Temperature: Temperature influences the activities of snails such that temperature   above 200C will cause the snails to stiviate or hibernate in order to regulate the body fluid.  Sails thrive well under ambient temperature of 200C with considerable growth rate all year round with zero chance of aestivation. Temperature and humidity of 80% are very critical in the survival of snails.

Humidity: Humidity is a very critical factor to snails as they have to maintain a constant equilibrium between fluids.  A humid environment is required for snails to remain active and bred all year round. It is therefore, necessary to moisten the environment during dry periods. Humidity and water availability are very important in snail rearing and influence feeding.  During dark hours, air   humidity of 80% will promote good snail activity and growth. Even though snails need water their environment must not be water logged.

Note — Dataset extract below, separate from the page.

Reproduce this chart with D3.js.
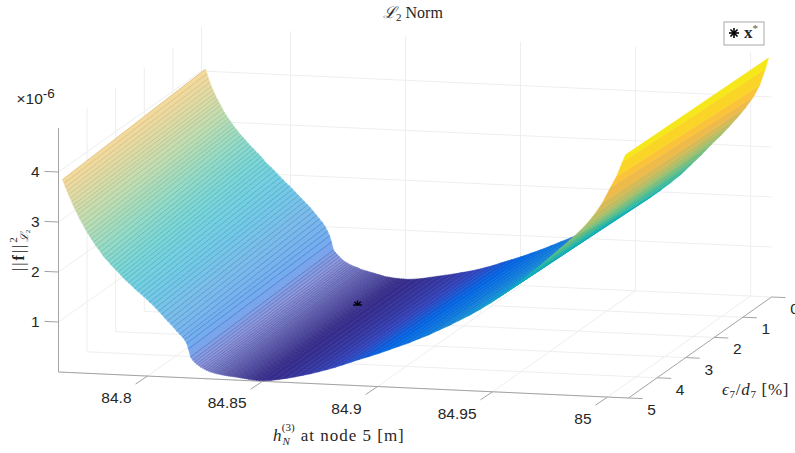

Light: Snails naturally require light for optimal growth. Lighting can be achieved by   natural and artificial means. At the level of our technological advancement, natural lightening is mostly employed. Light essentially is necessary for some biological process such as photosynthesis which is very vital in energy cycle in food chain. Intensive snail production involves artificial lighting system to prompt the snails into their natural reproductive cycle. Three environmental factors (daylight, temperature and humidity) influences the reproductive   cycle of snails (Yusuf, 2002).  Research  has  shown  that exposure   of  snails  to continuous  light  increased their  activity  and rate  of food consumption and thus promote  their  rapid growth  (Akinusi, 2002).

Soil:    Soil is a medium for reproduction of snails.  Good management practice involves   selection and mixture of soil.  It should be  recalled that soil harbours   a lot  of  pests and  predators,  and so should be properly  analyzed  before using  it  in  snail activities.  A mixture of sand  and  clay in a good  proportion retains water and therefore  not suitable because  during  raining season  it  becomes water logged  and cakes up during dry season  which makes it too hard  for snails to burrow through. Loamy soil is recommended as it contains enough organic matter with good retentive capacity. Acidic soils should be avoided. If   an acid   soil cannot be avoided, lining is encouraged. Periodic application of calcium is also encouraged where and when it is absent. The soil should not contain harmful soils or be so alkaline so as not to burn the snails (Akinnusi, 2002).